The request:
Write out all the lines again, precisely as they stand, but without the images.

Dataset section:
* START *

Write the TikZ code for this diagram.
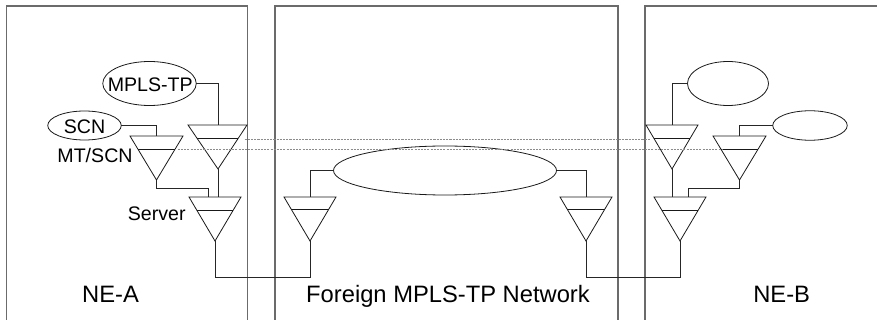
\documentclass[tikz,border=0pt]{standalone}
\usepackage{fontspec}
\setmainfont{Liberation Sans}
\usetikzlibrary{shapes.geometric,calc}
\definecolor{boxgray}{gray}{0.42}
\definecolor{dashgray}{gray}{0.55}
\tikzset{
  boxline/.style={draw=boxgray,line width=0.8pt},
  wire/.style={draw=black!85,line width=0.72pt},
  triline/.style={draw=black!90,line width=0.6pt},
  oval/.style={draw=black!90,line width=0.6pt,ellipse,inner sep=0pt,outer sep=0pt},
  link/.style={draw=dashgray,line width=0.4pt,dash pattern=on 1.6pt off 0.8pt},
  big/.style={anchor=base,inner sep=0pt,font=\fontsize{17.8pt}{20pt}\selectfont},
  small/.style={anchor=base,inner sep=0pt,font=\fontsize{14.7pt}{17pt}\selectfont}
}
% name, x left, x right, x apex, y top, y bar, y apex
\newcommand{\adapter}[7]{%
  \coordinate (#1-l) at (#2,#5);
  \coordinate (#1-r) at (#3,#5);
  \coordinate (#1-a) at (#4,#7);
  \coordinate (#1-t) at (#4,#5);
  \draw[triline,line join=miter] (#1-l) -- (#1-r) -- (#1-a) -- cycle;
  \draw[triline] ($(#1-l)!{(#6-#5)/(#7-#5)}!(#1-a)$) -- ($(#1-r)!{(#6-#5)/(#7-#5)}!(#1-a)$);
}
\begin{document}
\begin{tikzpicture}[x=0.75pt,y=-0.75pt]
\useasboundingbox (0,0) rectangle (877,320);
\clip (0,0) rectangle (877,320);
% enclosures
\draw[boxline] (6.5,330) -- (6.5,6) -- (247.5,6) -- (247.5,330);
\draw[boxline] (275,330) -- (275,6) -- (618,6) -- (618,330);
\draw[boxline] (645,330) -- (645,6) -- (880,6);
% ovals
\node[oval,minimum width=93.5*0.75pt,minimum height=44*0.75pt] (ea1) at (149.5,83.5) {};
\node[oval,minimum width=73.5*0.75pt,minimum height=29*0.75pt] (ea2) at (84.5,125.5) {};
\node[oval,minimum width=223*0.75pt,minimum height=49*0.75pt] (em) at (445,170.5) {};
\node[oval,minimum width=81*0.75pt,minimum height=44*0.75pt] (eb1) at (728,83.5) {};
\node[oval,minimum width=74.5*0.75pt,minimum height=29.5*0.75pt] (eb2) at (810,125.5) {};
% adapters
\adapter{ta1}{188}{247}{218}{125}{138}{169}
\adapter{ta2}{130}{183}{156.5}{136}{149}{180}
\adapter{tas}{189}{241}{215}{197}{210}{241}
\adapter{tml}{284}{336}{310}{197}{209.5}{241}
\adapter{tmr}{560}{612}{586}{197}{209.5}{241}
\adapter{tb1}{646}{698}{672}{125}{138}{169}
\adapter{tb2}{713}{766}{739.5}{136}{149}{180}
\adapter{tbs}{654}{706}{680}{197}{210}{241}
\coordinate (tas-j) at (208,197);
\coordinate (tbs-j) at (688,197);
\coordinate (ta1-j) at (218,197);
\coordinate (tb1-j) at (672,197);
% connectors
\draw[wire] (ea1.east) -| (ta1-t);
\draw[wire] (ea2.east) -| (ta2-t);
\draw[wire] (ta2-a) |- ($(ta2-a)!0.5!(ta2-a |- tas-j)$) -| (tas-j);
\draw[wire] (ta1-a) -- (ta1-j);
\draw[wire] (tas-a) -- ++(0,36) -| (tml-a);
\draw[wire] (em.west) -| (tml-t);
\draw[wire] (em.east) -| (tmr-t);
\draw[wire] (tmr-a) -- ++(0,36) -| (tbs-a);
\draw[wire] (eb1.west) -| (tb1-t);
\draw[wire] (eb2.west) -| (tb2-t);
\draw[wire] (tb2-a) |- ($(tb2-a)!0.5!(tb2-a |- tbs-j)$) -| (tbs-j);
\draw[wire] (tb1-a) -- (tb1-j);
% transport links
\draw[link] ($(ta1-l)!0.96!(ta1-r)+(0,14.5)$) -- ($(tb1-l)!0.08!(tb1-r)+(0,14.5)$);
\draw[link] ($(ta2-l)!0.9!(ta2-r)+(0,13.7)$) -- ($(tb2-l)!0.19!(tb2-r)+(0,13.7)$);
% labels
\node[small] (lmp) at (150.3,91.7) {MPLS-TP};
\node[small] (lsc) at (84.5,134) {SCN};
\node[small] (lmt) at (95,163) {MT/SCN};
\node[small] (lsv) at (156.7,220) {Server};
\node[big] (lna) at (110.5,302) {NE-A};
\node[big] (lfo) at (448,302) {Foreign MPLS-TP Network};
\node[big] (lnb) at (781.7,302) {NE-B};
\end{tikzpicture}
\end{document}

* END *

Solution to the exercise:
Write the TikZ code for this diagram.
\documentclass[tikz,border=0pt]{standalone}
\usepackage{fontspec}
\setmainfont{Liberation Sans}
\usetikzlibrary{shapes.geometric,calc}
\definecolor{boxgray}{gray}{0.42}
\definecolor{dashgray}{gray}{0.55}
\tikzset{
  boxline/.style={draw=boxgray,line width=0.8pt},
  wire/.style={draw=black!85,line width=0.72pt},
  triline/.style={draw=black!90,line width=0.6pt},
  oval/.style={draw=black!90,line width=0.6pt,ellipse,inner sep=0pt,outer sep=0pt},
  link/.style={draw=dashgray,line width=0.4pt,dash pattern=on 1.6pt off 0.8pt},
  big/.style={anchor=base,inner sep=0pt,font=\fontsize{17.8pt}{20pt}\selectfont},
  small/.style={anchor=base,inner sep=0pt,font=\fontsize{14.7pt}{17pt}\selectfont}
}
% name, x left, x right, x apex, y top, y bar, y apex
\newcommand{\adapter}[7]{%
  \coordinate (#1-l) at (#2,#5);
  \coordinate (#1-r) at (#3,#5);
  \coordinate (#1-a) at (#4,#7);
  \coordinate (#1-t) at (#4,#5);
  \draw[triline,line join=miter] (#1-l) -- (#1-r) -- (#1-a) -- cycle;
  \draw[triline] ($(#1-l)!{(#6-#5)/(#7-#5)}!(#1-a)$) -- ($(#1-r)!{(#6-#5)/(#7-#5)}!(#1-a)$);
}
\begin{document}
\begin{tikzpicture}[x=0.75pt,y=-0.75pt]
\useasboundingbox (0,0) rectangle (877,320);
\clip (0,0) rectangle (877,320);
% enclosures
\draw[boxline] (6.5,330) -- (6.5,6) -- (247.5,6) -- (247.5,330);
\draw[boxline] (275,330) -- (275,6) -- (618,6) -- (618,330);
\draw[boxline] (645,330) -- (645,6) -- (880,6);
% ovals
\node[oval,minimum width=93.5*0.75pt,minimum height=44*0.75pt] (ea1) at (149.5,83.5) {};
\node[oval,minimum width=73.5*0.75pt,minimum height=29*0.75pt] (ea2) at (84.5,125.5) {};
\node[oval,minimum width=223*0.75pt,minimum height=49*0.75pt] (em) at (445,170.5) {};
\node[oval,minimum width=81*0.75pt,minimum height=44*0.75pt] (eb1) at (728,83.5) {};
\node[oval,minimum width=74.5*0.75pt,minimum height=29.5*0.75pt] (eb2) at (810,125.5) {};
% adapters
\adapter{ta1}{188}{247}{218}{125}{138}{169}
\adapter{ta2}{130}{183}{156.5}{136}{149}{180}
\adapter{tas}{189}{241}{215}{197}{210}{241}
\adapter{tml}{284}{336}{310}{197}{209.5}{241}
\adapter{tmr}{560}{612}{586}{197}{209.5}{241}
\adapter{tb1}{646}{698}{672}{125}{138}{169}
\adapter{tb2}{713}{766}{739.5}{136}{149}{180}
\adapter{tbs}{654}{706}{680}{197}{210}{241}
\coordinate (tas-j) at (208,197);
\coordinate (tbs-j) at (688,197);
\coordinate (ta1-j) at (218,197);
\coordinate (tb1-j) at (672,197);
% connectors
\draw[wire] (ea1.east) -| (ta1-t);
\draw[wire] (ea2.east) -| (ta2-t);
\draw[wire] (ta2-a) |- ($(ta2-a)!0.5!(ta2-a |- tas-j)$) -| (tas-j);
\draw[wire] (ta1-a) -- (ta1-j);
\draw[wire] (tas-a) -- ++(0,36) -| (tml-a);
\draw[wire] (em.west) -| (tml-t);
\draw[wire] (em.east) -| (tmr-t);
\draw[wire] (tmr-a) -- ++(0,36) -| (tbs-a);
\draw[wire] (eb1.west) -| (tb1-t);
\draw[wire] (eb2.west) -| (tb2-t);
\draw[wire] (tb2-a) |- ($(tb2-a)!0.5!(tb2-a |- tbs-j)$) -| (tbs-j);
\draw[wire] (tb1-a) -- (tb1-j);
% transport links
\draw[link] ($(ta1-l)!0.96!(ta1-r)+(0,14.5)$) -- ($(tb1-l)!0.08!(tb1-r)+(0,14.5)$);
\draw[link] ($(ta2-l)!0.9!(ta2-r)+(0,13.7)$) -- ($(tb2-l)!0.19!(tb2-r)+(0,13.7)$);
% labels
\node[small] (lmp) at (150.3,91.7) {MPLS-TP};
\node[small] (lsc) at (84.5,134) {SCN};
\node[small] (lmt) at (95,163) {MT/SCN};
\node[small] (lsv) at (156.7,220) {Server};
\node[big] (lna) at (110.5,302) {NE-A};
\node[big] (lfo) at (448,302) {Foreign MPLS-TP Network};
\node[big] (lnb) at (781.7,302) {NE-B};
\end{tikzpicture}
\end{document}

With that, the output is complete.